L'opposizione alla guerra e le sinistre. Un po' di calma, prima di ricominciare con l'opposizione dura e pura a qualsiasi forma di intervento. C'è bisogno di vedere concretamente come si evolverà la situazione, che ancora è presto per dare giudizi definitivi, sia in un senso che nell'altro. Basta però con l'antiamericanismo a prescindere, che porta anche qualcuno ad appoggiare Gheddafi o chi per lui, e un po' di onestà intellettuale in più: al punto in cui si era arrivati, purtroppo non c'erano altre vie da seguire, figuriamoci se Gheddafi per davvero proclamava il cessate il fuoco, o se si potevano mandare realmente osservatori o forze di interposizione. Due settimane prima, forse, anzi probabilmente sì, settimana scorsa no. Altra cosa: certo che USA, GB, Francia intervengono in Libia, e magari no in altri paesi, per tutelare i propri interessi, economici e politici.
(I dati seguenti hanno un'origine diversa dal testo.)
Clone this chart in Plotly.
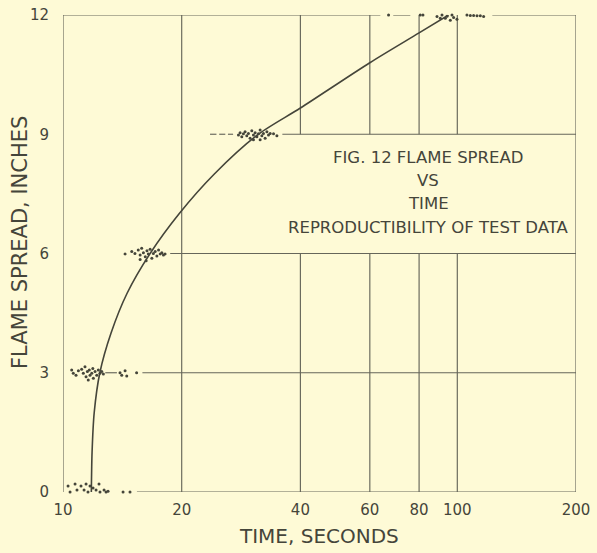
import math
import plotly.graph_objects as go

# ---------------- data ----------------
x_tick_vals = [10, 20, 40, 60, 80, 100, 200]
x_tick_text = ["10", "20", "40", "60", "80", "100", "200"]
y_tick_vals = [0, 3, 6, 9, 12]
y_tick_text = ["0", "3", "6", "9", "12"]

# faired curve through the test data
curve_time = [11.8, 11.85, 12.0, 12.4, 13.24, 14.54, 16.63, 19.7, 24.2, 31.3, 40.0, 60.0, 80.0, 95.0]
curve_spread = [0, 1, 2, 3, 4, 5, 6, 7, 8, 9, 9.66, 10.8, 11.55, 12]

# individual test points, grouped by flame-spread station
dots0_time = [10.30, 10.42, 10.54, 10.73, 10.85, 10.98, 11.11, 11.17, 11.31, 11.37, 11.44, 11.57, 11.64,
              11.71, 11.85, 11.92, 11.99, 12.13, 12.27, 12.34, 12.41, 12.56, 12.71, 12.86, 13.01, 13.95,
              14.20, 14.79]
dots0_spread = [0.15, 0.00, -0.10, 0.20, 0.05, -0.05, 0.15, -0.15, 0.05, -0.20, 0.20, 0.00, -0.10,
                0.15, -0.05, 0.10, -0.25, 0.05, -0.10, 0.20, 0.00, -0.05, 0.05, 0.00, 0.02, -0.08,
                0.00, 0.00]

dots3_time = [10.52, 10.62, 10.79, 10.94, 11.15, 11.26, 11.37, 11.44, 11.53, 11.59, 11.66, 11.71, 11.83,
              11.90, 11.94, 12.06, 12.18, 12.29, 12.41, 12.54, 12.66, 13.95, 14.09, 14.37, 14.51, 15.37]
dots3_spread = [3.07, 2.99, 2.94, 3.05, 3.09, 2.99, 3.15, 2.90, 3.03, 2.82, 3.07, 2.94, 2.99,
                3.11, 2.86, 3.03, 2.94, 3.07, 2.99, 3.03, 2.97, 3.00, 2.94, 3.05, 2.92, 3.00]

dots6_time = [14.37, 14.94, 15.22, 15.52, 15.69, 15.83, 15.99, 16.17, 16.33, 16.46, 16.63, 16.80, 16.95,
              17.13, 17.30, 17.47, 17.64, 17.81, 17.98, 18.15, 16.25, 15.69]
dots6_spread = [5.99, 6.05, 6.00, 6.09, 5.96, 6.13, 6.02, 5.92, 6.07, 5.99, 6.11, 5.88, 6.00,
                6.05, 5.94, 6.09, 5.99, 6.02, 5.96, 5.99, 5.82, 5.85]

dots9_time = [27.86, 28.13, 28.41, 28.68, 28.96, 29.25, 29.53, 29.82, 30.12, 30.41, 30.71, 31.02, 31.31,
              31.62, 31.94, 32.24, 32.56, 32.89, 33.20, 33.53, 34.19, 34.87, 30.41, 31.62]
dots9_spread = [8.98, 9.04, 8.94, 9.01, 9.06, 8.96, 9.02, 8.90, 9.09, 8.98, 9.04, 8.94, 9.01,
                9.11, 8.96, 9.02, 8.90, 9.06, 8.98, 9.02, 9.01, 8.96, 8.86, 8.86]

dots12_time = [66.93, 80.55, 81.83, 87.96, 88.83, 89.66, 90.19, 90.56, 91.46, 92.31, 93.24, 94.17, 94.50,
               95.04, 95.99, 96.94, 97.86, 98.83, 99.80, 105.8, 107.9, 110.0, 112.2, 114.4, 116.6]
dots12_spread = [12.0, 12.0, 12.0, 12.04, 11.96, 12.08, 12.13, 11.92, 12.0, 12.04, 11.92, 11.97, 12.13,
                 12.06, 11.87, 12.0, 11.94, 12.04, 11.89, 12.0, 11.99, 11.99, 11.98, 11.98, 11.96]

# ---------------- style ----------------
BG = "#FEFAD6"
INK = "#45453a"
GRID = "#66665a"
FONT = "DejaVu Sans"

# grid-line spans (where the drafted rules are drawn, gaps around data & legend box)
v_spans_full = [(0, 12)]
v_spans_box = [(0, 6), (9, 12)]
h_spans = {
    0: [(15.4, 200)],
    3: [(12.8, 13.7), (15.9, 200)],
    6: [(18.7, 200)],
    9: [(23.6, 24.5), (24.9, 25.8), (26.2, 27.0), (36.0, 200)],
    12: [(10, 63.8), (68.8, 76.0), (122.7, 200)],
}

fig = go.Figure()

gx, gy = [], []
for xv in x_tick_vals:
    spans = v_spans_box if 20 < xv < 200 else v_spans_full
    for a, b in spans:
        gx += [xv, xv, None]
        gy += [a, b, None]
for yv in y_tick_vals:
    for a, b in h_spans[yv]:
        gx += [a, b, None]
        gy += [yv, yv, None]

fig.add_trace(go.Scatter(x=gx, y=gy, mode="lines", line=dict(color=GRID, width=1.15),
                         hoverinfo="skip", showlegend=False, cliponaxis=False))

fig.add_trace(go.Scatter(x=curve_time, y=curve_spread, mode="lines",
                         line=dict(color=INK, width=1.6, shape="spline", smoothing=0.8),
                         showlegend=False, cliponaxis=False))

all_t = dots0_time + dots3_time + dots6_time + dots9_time + dots12_time
all_s = dots0_spread + dots3_spread + dots6_spread + dots9_spread + dots12_spread
fig.add_trace(go.Scatter(x=all_t, y=all_s, mode="markers",
                         marker=dict(color=INK, size=3.0), showlegend=False, cliponaxis=False))

W, H = 597, 553
L, R, T, B = 63, 21, 15, 61
pw, ph = W - L - R, H - T - B


def px(xp):
    return (xp - L) / pw


def py(yp):
    return (H - B - yp) / ph


ann = []
box_lines = [("FIG. 12 FLAME SPREAD", 157), ("VS", 181), ("TIME", 203),
             ("REPRODUCTIBILITY OF TEST DATA", 227)]
for txt, yp in box_lines:
    ann.append(dict(text=txt, xref="paper", yref="paper", x=px(428), y=py(yp),
                    xanchor="center", yanchor="middle", showarrow=False,
                    font=dict(family=FONT, size=16.5, color=INK)))
ann.append(dict(text="FLAME SPREAD, INCHES", xref="paper", yref="paper", x=px(20), y=py(243),
                textangle=-90, xanchor="center", yanchor="middle", showarrow=False,
                font=dict(family=FONT, size=21, color=INK)))
ann.append(dict(text="TIME, SECONDS", xref="paper", yref="paper", x=px(319), y=py(536),
                xanchor="center", yanchor="middle", showarrow=False,
                font=dict(family=FONT, size=20, color=INK)))

fig.update_layout(
    width=W, height=H,
    margin=dict(l=L, r=R, t=T, b=B, pad=0, autoexpand=False),
    paper_bgcolor=BG, plot_bgcolor=BG,
    annotations=ann,
    showlegend=False,
)
fig.update_xaxes(type="log", range=[1, math.log10(200)], tickvals=x_tick_vals, ticktext=x_tick_text,
                 showgrid=False, zeroline=False, showline=False, ticks="", automargin=False,
                 tickfont=dict(family=FONT, size=15, color=INK), ticklabelstandoff=7)
fig.update_yaxes(range=[0, 12], tickvals=y_tick_vals, ticktext=y_tick_text,
                 showgrid=False, zeroline=False, showline=False, ticks="", automargin=False,
                 tickfont=dict(family=FONT, size=15, color=INK), ticklabelstandoff=13)

page_js = ("document.body.style.margin='0';document.body.style.padding='0';"
           "document.body.style.overflow='hidden';document.body.style.background='" + BG + "';")
fig.write_html("out.html", post_script=page_js, config={"displayModeBar": False})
Gli interessi ce l'hanno tutti (così come ce l'ha dall'altra parte la Germania, coi suoi contratti in Libia, ed è per questo che si spiega la sua titubanza). Ma non è che perché intervengono a sostegno anche dei loro -legittimi- interessi nazionali, si deve dimenticare l'importanza della rivolta in Libia e della necessità di un suo sostegno. Da ultimo: non facciamo diventare il principio di non ingerenza e di autodeterminazione dei popoli dei feticci. Ricordiamocelo che stiamo parlando di dittature. Si va ad affermare così che qualunque regime abbia il diritto di reprimere nel sangue ogni movimento democratico e di liberazione. Da sinistra dovremmo ragionare in ottica internazionalista, e saper valutare caso per caso. Se no, con lo stesso principio non toccherebbe dire nulla su Israele che opprime la popolazione palestinese, sulle repressioni militari che ancora oggi attanagliano parte dell'America Latina, sulla Cina e la Russia che non si curano di schiacciare ogni forma di opposizione (e infatti, Cina e Russia sono i capifila degli oppositori all'intervento in Libia). Per non parlare del sostegno attivo, anche armato, che nel corso del '900 è stato dato in tante parti del mondo, dalla Spagna ai movimenti rivoluzionari americani.

Beato chi è pieno di certezze.

Ragionare senza preconcetti, cercare di valutare nella sua interezza ciò che sta succedendo, e sperare che non finisca in un enorme casino per tutti, sia esso una guerra su larga scala in Libia, sia una vittoria della dittatura e della reazione.